### DESCRIPTION OF THE TASK
Gather all lines with the word "drawn" in them.

### DATA EXCERPTS
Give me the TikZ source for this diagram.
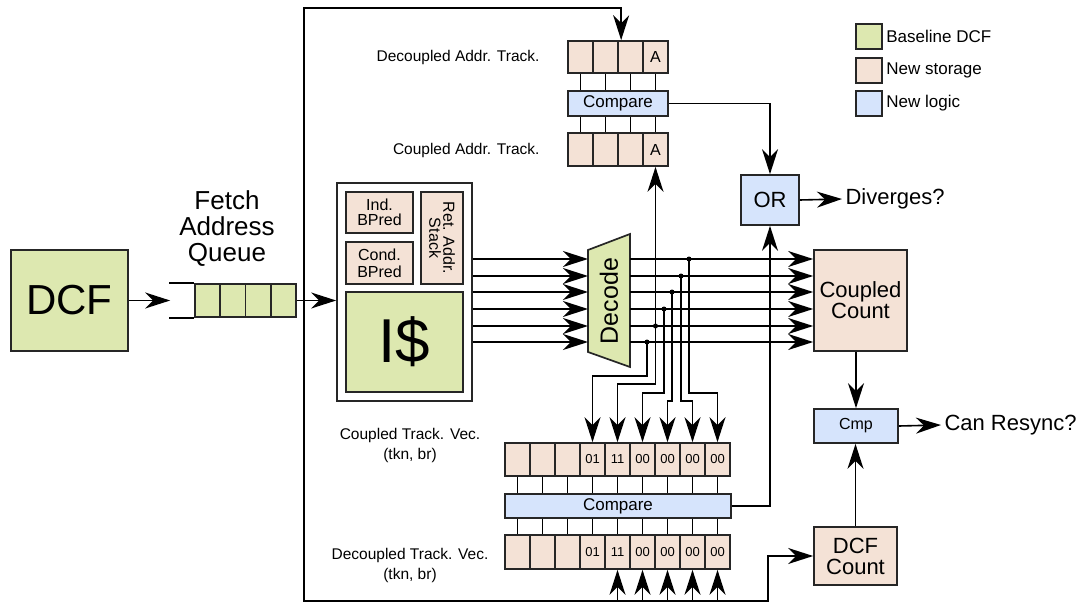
\documentclass[tikz,border=0pt]{standalone}
\usepackage{fontspec}
\setmainfont{Liberation Sans}
\usetikzlibrary{arrows.meta}
\definecolor{basegreen}{HTML}{DDE8B0}
\definecolor{newstore}{HTML}{F4E2D6}
\definecolor{newlogic}{HTML}{D6E4FC}
\newcommand{\fsz}[2]{\fontsize{#1}{#2}\selectfont}

\begin{document}
\begin{tikzpicture}[
  x=1pt,y=-1pt,
  wire/.style={draw=black,line width=1.6pt},
  arr/.style={-{Stealth[length=25pt 0 0,width=16pt 0,inset=8pt 0]}},
  blk/.style={draw=black!85,line width=1.7pt,inner sep=0pt,align=center},
  cell/.style={blk,fill=newstore,minimum width=25pt,minimum height=33pt},
  lbl/.style={font=\fsz{15.5}{20},align=center},
  big/.style={font=\fsz{22}{21}},
  dot/.style={circle,fill=black,inner sep=0pt,minimum size=5pt}]
  \useasboundingbox (0,0) rectangle (1082,607);

  % legend
  \foreach \i/\c/\t/\y in {1/basegreen/Baseline DCF/36.5,
                          2/newstore/New storage/70.5,
                          3/newlogic/New logic/103.5} {
    \node[blk,fill=\c,minimum width=26pt,minimum height=25pt] (lg\i) at (869,\y) {};
    \node[font=\fsz{17}{17},anchor=west] (lgt\i) at (lg\i.east) {\t};
  }

  % DCF and fetch address queue
  \node[blk,fill=basegreen,minimum width=117pt,minimum height=101pt,
        font=\fsz{42}{42}] (dcf) at (69.5,300.5) {DCF};
  \foreach \i in {1,...,4}
    \node[cell,fill=basegreen,minimum width=25.25pt] (q\i) at (182.4+25.25*\i,300.5) {};
  \draw[wire] (q1.north west) -- ++(-25,0);
  \draw[wire] (q1.south west) -- ++(-25,0);
  \coordinate (qin) at ([xshift=-24pt]q1.west);
  \node[font=\fsz{26}{26},align=center] (fq) at (227,229) {Fetch\\Address\\Queue};
  \draw[wire,arr] (dcf.east) -- (qin);

  % fetch block
  \node[blk,fill=white,minimum width=135pt,minimum height=218pt] (ibox) at (404.5,292) {};
  \node[blk,fill=newstore,minimum width=67pt,minimum height=41pt,
        font=\fsz{16}{15}] (ind) at (379.5,212.5) {Ind.\\BPred};
  \node[blk,fill=newstore,minimum width=67pt,minimum height=42pt,
        font=\fsz{16}{17}] (cond) at (379.5,263) {Cond.\\BPred};
  \node[blk,fill=newstore,minimum width=92pt,minimum height=42pt,rotate=-90,
        font=\fsz{16}{14}] (ras) at (442,238) {Ret. Addr.\\Stack};
  \node[blk,fill=basegreen,minimum width=117pt,minimum height=100pt,
        font=\fsz{62}{62}] (icache) at (404.5,342) {I\$};
  \draw[wire,arr] (q4.east) -- (q4.east -| ibox.west);

  % decode
  \draw[draw=black!85,line width=1.7pt,fill=basegreen]
    (588,250) -- (630,234) -- (630,367) -- (588,352) -- cycle;
  \node[rotate=90,font=\fsz{25}{25}] (dec) at (609,301) {Decode};
  \coordinate (decL) at (588,300);
  \coordinate (decR) at (630,300);

  % coupled count, OR, Cmp, DCF count
  \node[blk,fill=newstore,minimum width=93pt,minimum height=101pt,big] (ccount)
    at (860.5,300.5) {Coupled\\Count};
  \node[blk,fill=newlogic,minimum width=58pt,minimum height=50pt,big] (orb)
    at (770,200) {OR};
  \node[big,anchor=west] (div) at (842,199) {Diverges?};
  \node[blk,fill=newlogic,minimum width=84pt,minimum height=34pt,
        font=\fsz{16}{16}] (cmpb) at (856,426) {Cmp};
  \node[big,anchor=west] (resync) at (941,425) {Can Resync?};
  \node[blk,fill=newstore,minimum width=83pt,minimum height=58pt,big] (dcfc)
    at (855.5,556) {DCF\\Count};

  % address tracking
  \foreach \i/\t in {1/{},2/{},3/{},4/A} {
    \node[cell,minimum height=32pt,font=\fsz{16}{16}] (datk\i) at (555.5+25*\i,57) {\t};
    \node[cell,font=\fsz{16}{16}] (catk\i) at (555.5+25*\i,149.5) {\t};
  }
  \node[blk,fill=newlogic,minimum width=100pt,minimum height=25pt,
        font=\fsz{17}{17}] (cmpT) at (618,103.5) {Compare};
  \foreach \i in {1,...,4} {
    \draw[wire] (datk\i.south) -- (datk\i.south |- cmpT.north);
    \draw[wire] (catk\i.north) -- (catk\i.north |- cmpT.south);
  }
  \node[lbl,anchor=east] (datkl) at (543,57) {Decoupled Addr. Track.};
  \node[lbl,anchor=east] (catkl) at (543,150) {Coupled Addr. Track.};

  % track vectors
  \foreach \i/\t in {1/{},2/{},3/{},4/01,5/11,6/00,7/00,8/00,9/00} {
    \node[cell,font=\fsz{13}{13}] (ctv\i) at (492.5+25*\i,459.5) {\t};
    \node[cell,minimum height=34pt,font=\fsz{13}{13}] (dtv\i) at (492.5+25*\i,552) {\t};
  }
  \node[blk,fill=newlogic,minimum width=226pt,minimum height=24pt,
        font=\fsz{17}{17}] (cmpL) at (618,506) {Compare};
  \foreach \i in {1,...,9} {
    \draw[wire] (ctv\i.south) -- (ctv\i.south |- cmpL.north);
    \draw[wire] (dtv\i.north) -- (dtv\i.north |- cmpL.south);
  }
  \node[lbl] (ctvl) at (410,445) {Coupled Track. Vec.\\(tkn, br)};
  \node[lbl] (dtvl) at (410,565) {Decoupled Track. Vec.\\(tkn, br)};

  % fetch lines into decode, decode into coupled count
  \foreach \y in {259,276,292,309,326,342} {
    \draw[wire,arr] (ibox.east |- 0,\y) -- (decL |- 0,\y);
    \draw[wire,arr] (decR |- 0,\y) -- (ccount.west |- 0,\y);
  }

  % taps to the coupled track vector
  \foreach \xd/\yd/\yb/\c in {647/342/376/4, 655.5/326/384/5, 664/309/393/6,
                              672/292/401/7, 681/276/401/8, 689/259/393/9} {
    \node[dot] (tap\c) at (\xd,\yd) {};
    \draw[wire,arr] (tap\c.center) -- (\xd,\yb) -| (ctv\c.north);
  }
  \draw[wire,arr] (tap5.center) -- (tap5 |- catk4.south);

  % compares into OR
  \draw[wire,arr] (cmpT.east) -| (orb.north);
  \draw[wire,arr] (cmpL.east) -| (orb.south);
  \draw[wire,arr] (orb.east) -- (div.west);

  % counts into Cmp
  \draw[wire,arr] (cmpb.north |- ccount.south) -- (cmpb.north);
  \draw[wire,arr] (dcfc.north) -- (dcfc.north |- cmpb.south);
  \draw[wire,arr] (cmpb.east) -- (resync.west);

  % outer loop
  \coordinate (lpTL) at (304,8);
  \coordinate (lpBL) at (304,601);
  \coordinate (lpBR) at (768,601);
  \draw[wire,line width=1.9pt,arr] (lpBR) -- (lpBL) -- (lpTL)
    -| ([xshift=4pt]datk3.north west);
  \draw[wire,line width=1.9pt,arr] (lpBL) -- (lpBR) |- (dcfc.west);
  \foreach \i in {5,...,9}
    \draw[wire,arr] (dtv\i.south |- lpBL) -- (dtv\i.south);
\end{tikzpicture}
\end{document}
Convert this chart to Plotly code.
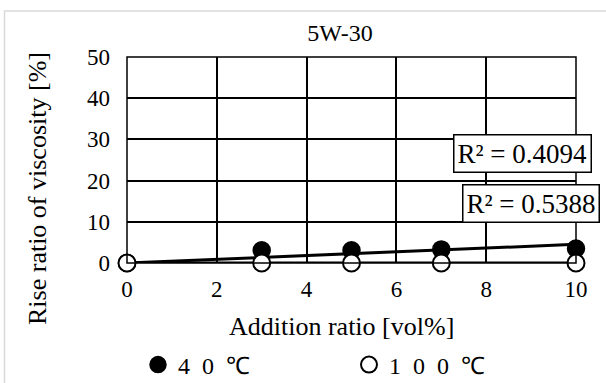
import numpy as np
import plotly.graph_objects as go

x_vals = [0, 3, 5, 7, 10]
y_40 = [0, 3.1, 3.1, 3.3, 3.5]
y_100 = [0, 0, 0, 0, 0]
r2_labels = ["R² = 0.4094", "R² = 0.5388"]
title_text = "5W-30"
x_title = "Addition ratio [vol%]"
y_title = "Rise ratio of viscosity [%]"
names = ["4\u20020\u2002℃", "1\u20020\u20020\u2002℃"]

FONT = "Liberation Serif, Times New Roman, serif"

def fit_origin(x, y):
    x = np.array(x, float); y = np.array(y, float)
    return float((x * y).sum() / (x * x).sum())

xs = np.array([min(x_vals), max(x_vals)], float)
s40 = fit_origin(x_vals, y_40)
s100 = fit_origin(x_vals, y_100)

fig = go.Figure()
fig.add_trace(go.Scatter(x=x_vals, y=y_40, mode="markers", name=names[0], legend="legend",
                         cliponaxis=False,
                         marker=dict(color="black", size=17, line=dict(color="black", width=1.5))))
fig.add_trace(go.Scatter(x=xs, y=s40 * xs, mode="lines", showlegend=False, cliponaxis=False,
                         line=dict(color="black", width=3), hoverinfo="skip"))
fig.add_trace(go.Scatter(x=xs, y=s100 * xs, mode="lines", showlegend=False, cliponaxis=False,
                         line=dict(color="black", width=3), hoverinfo="skip"))
fig.add_trace(go.Scatter(x=x_vals, y=y_100, mode="markers", name=names[1], legend="legend2",
                         cliponaxis=False,
                         marker=dict(color="white", size=17, line=dict(color="black", width=2))))

L, R, T, B = 127, 30, 57, 120
W, H = 606, 383
pw, ph = W - L - R, H - T - B

leg_common = dict(orientation="h", xref="container", yref="container", xanchor="left",
                  y=(H - 365) / H, yanchor="middle", font=dict(size=24),
                  bgcolor="rgba(0,0,0,0)")

fig.update_layout(
    width=W, height=H,
    margin=dict(l=L, r=R, t=T, b=B, autoexpand=False),
    paper_bgcolor="white", plot_bgcolor="white",
    font=dict(family=FONT, size=23, color="black"),
    title=dict(text=title_text, x=340 / W, xref="container", xanchor="center",
               y=1 - 33 / H, yref="container", yanchor="middle", font=dict(size=24)),
    xaxis=dict(range=[0, 10], dtick=2, showgrid=True, gridcolor="black", gridwidth=1.5,
               zeroline=False, showline=False, ticks="", tickfont=dict(size=23),
               ticklabelstandoff=10),
    yaxis=dict(range=[0, 50], dtick=10, showgrid=True, gridcolor="black", gridwidth=1.5,
               zeroline=False, showline=False, ticks="", tickfont=dict(size=23),
               ticklabelstandoff=16),
    legend=dict(x=138 / W, **leg_common),
    legend2=dict(x=349 / W, **leg_common),
    showlegend=True,
)

# axis titles as annotations (positioned like the reference)
fig.add_annotation(text=x_title, xref="paper", yref="paper", x=(341 - L) / pw,
                   y=-(326 - (T + ph)) / ph, showarrow=False, font=dict(size=26),
                   xanchor="center", yanchor="middle")
fig.add_annotation(text=y_title, xref="paper", yref="paper", x=(37 - L) / pw,
                   y=((T + ph) - 189) / ph, showarrow=False, font=dict(size=26),
                   textangle=-90, xanchor="center", yanchor="middle")

# plot border
fig.add_shape(type="rect", xref="paper", yref="paper", x0=0, x1=1, y0=0, y1=1,
              line=dict(color="black", width=1.5), layer="above")
# outer chart frame (light gray)
fig.add_shape(type="rect", xref="paper", yref="paper",
              x0=(4.5 - L) / pw, x1=(620 - L) / pw,
              y0=(T + ph - 400) / ph, y1=(T + ph - 11) / ph,
              line=dict(color="#d9d9d9", width=1.5), layer="below")

fig.add_annotation(x=8.8, y=26.6, xref="x", yref="y", text=r2_labels[0], showarrow=False,
                   font=dict(size=27), bgcolor="white", bordercolor="black", borderwidth=1.5,
                   borderpad=3, xanchor="center", yanchor="middle")
fig.add_annotation(x=9.0, y=14.4, xref="x", yref="y", text=r2_labels[1], showarrow=False,
                   font=dict(size=27), bgcolor="white", bordercolor="black", borderwidth=1.5,
                   borderpad=3, xanchor="center", yanchor="middle")

fig.write_html("out.html")
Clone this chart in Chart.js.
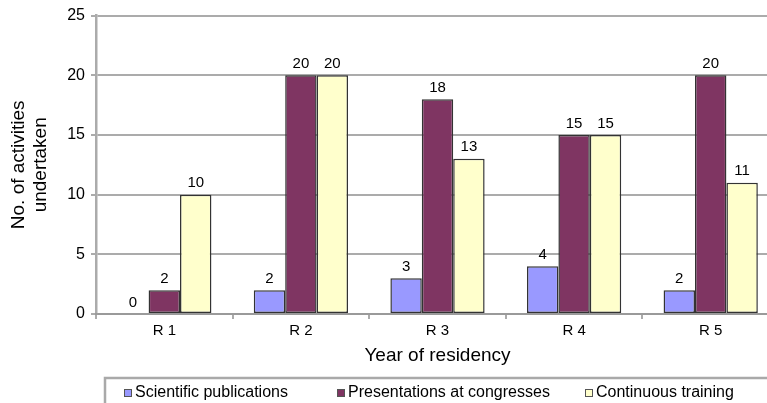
<!DOCTYPE html>
<html>
<head>
<meta charset="utf-8">
<script src="https://cdn.jsdelivr.net/npm/chart.js@4/dist/chart.umd.min.js"></script>
<style>
  html, body { margin: 0; padding: 0; background: #fff; overflow: hidden; }
  #wrap { position: relative; width: 780px; height: 403px; }
</style>
</head>
<body>
<div id="wrap"><canvas id="chart"></canvas></div>
<script>
// Activities per year of residency
const categories = ['R 1', 'R 2', 'R 3', 'R 4', 'R 5'];
const seriesNames = ['Scientific publications', 'Presentations at congresses', 'Continuous training'];
const scientificPublications = [0, 2, 3, 4, 2];
const congressPresentations = [2, 20, 18, 15, 20];
const continuousTraining = [10, 20, 13, 15, 11];
const yTicks = [0, 5, 10, 15, 20, 25];

const FONT = '"Liberation Sans", Arial, Helvetica, sans-serif';
const GRID = 'rgba(150,150,150,0.8)';
const colors = ['#9999ff', '#7f3562', '#ffffcc'];

// Value labels drawn above each bar
const valueLabels = {
  id: 'valueLabels',
  afterDatasetsDraw(chart) {
    const ctx = chart.ctx;
    ctx.save();
    ctx.font = '15px ' + FONT;
    ctx.fillStyle = '#000';
    ctx.textAlign = 'center';
    ctx.textBaseline = 'bottom';
    chart.data.datasets.forEach((ds, i) => {
      chart.getDatasetMeta(i).data.forEach((bar, j) => {
        ctx.fillText(String(ds.data[j]), bar.x, bar.y - 4);
      });
    });
    ctx.restore();
  }
};

// Boxed legend along the bottom edge
const boxedLegend = {
  id: 'boxedLegend',
  afterDraw(chart, args, opts) {
    const ctx = chart.ctx;
    ctx.save();
    ctx.strokeStyle = 'rgba(160,160,160,0.9)';
    ctx.lineWidth = 2.5;
    ctx.strokeRect(opts.boxLeft, opts.boxTop, chart.width + 20, 60);
    ctx.font = '16px ' + FONT;
    ctx.textBaseline = 'middle';
    ctx.textAlign = 'left';
    chart.data.datasets.forEach((ds, i) => {
      const x = opts.itemX[i];
      const y = opts.itemY;
      ctx.fillStyle = ds.backgroundColor;
      ctx.strokeStyle = '#555';
      ctx.lineWidth = 1;
      ctx.fillRect(x, y - 4, 8, 8);
      ctx.strokeRect(x + 0.5, y - 3.5, 7, 7);
      ctx.fillStyle = '#000';
      ctx.fillText(ds.label, x + 11, y);
    });
    ctx.restore();
  }
};

new Chart(document.getElementById('chart'), {
  type: 'bar',
  data: {
    labels: categories,
    datasets: [
      { label: seriesNames[0], data: scientificPublications, backgroundColor: colors[0] },
      { label: seriesNames[1], data: congressPresentations, backgroundColor: colors[1] },
      { label: seriesNames[2], data: continuousTraining, backgroundColor: colors[2] }
    ].map(d => Object.assign(d, {
      borderColor: '#333',
      borderWidth: 1.5,
      borderSkipped: false,
      categoryPercentage: 0.69,
      barPercentage: 1.0
    }))
  },
  options: {
    responsive: true,
    maintainAspectRatio: false,
    animation: false,
    devicePixelRatio: 1,
    layout: { padding: { left: 0, right: 1, top: 15, bottom: 25 } },
    plugins: {
      legend: { display: false },
      tooltip: { enabled: false },
      boxedLegend: { boxLeft: 105, boxTop: 378, itemX: [124, 337, 585], itemY: 393 }
    },
    scales: {
      x: {
        afterFit(scale) { scale.height = 64; },
        grid: { display: true, drawOnChartArea: false, drawTicks: true, tickLength: 5, color: GRID, lineWidth: 2, offset: true },
        border: { display: true, color: GRID, width: 2 },
        ticks: { color: '#000', font: { family: FONT, size: 15 }, padding: 3 },
        title: { display: true, text: 'Year of residency', color: '#000', font: { family: FONT, size: 19 }, padding: { top: 0, bottom: 11 } }
      },
      y: {
        min: 0,
        max: 25,
        afterFit(scale) { scale.width = 96; },
        afterBuildTicks(scale) { scale.ticks = yTicks.map(v => ({ value: v })); },
        grid: { color: GRID, lineWidth: 2, tickLength: 5, drawTicks: true },
        border: { display: true, color: GRID, width: 2.5 },
        ticks: { color: '#000', font: { family: FONT, size: 16 }, padding: 6 },
        title: { display: true, text: ['No. of activities', 'undertaken'], color: '#000', font: { family: FONT, size: 19 }, padding: { top: 7, bottom: 0 } }
      }
    }
  },
  plugins: [valueLabels, boxedLegend]
});
</script>
</body>
</html>
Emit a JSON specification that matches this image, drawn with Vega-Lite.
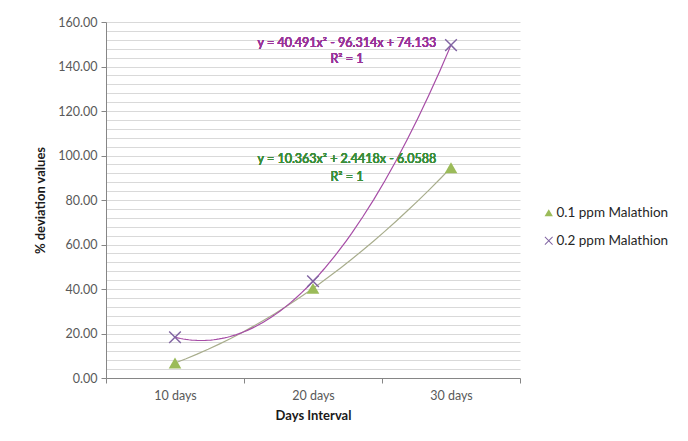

### TASK OUTPUT
// Value labels drawn above each bar
Emit a JSON specification that matches this image, drawn with Vega-Lite.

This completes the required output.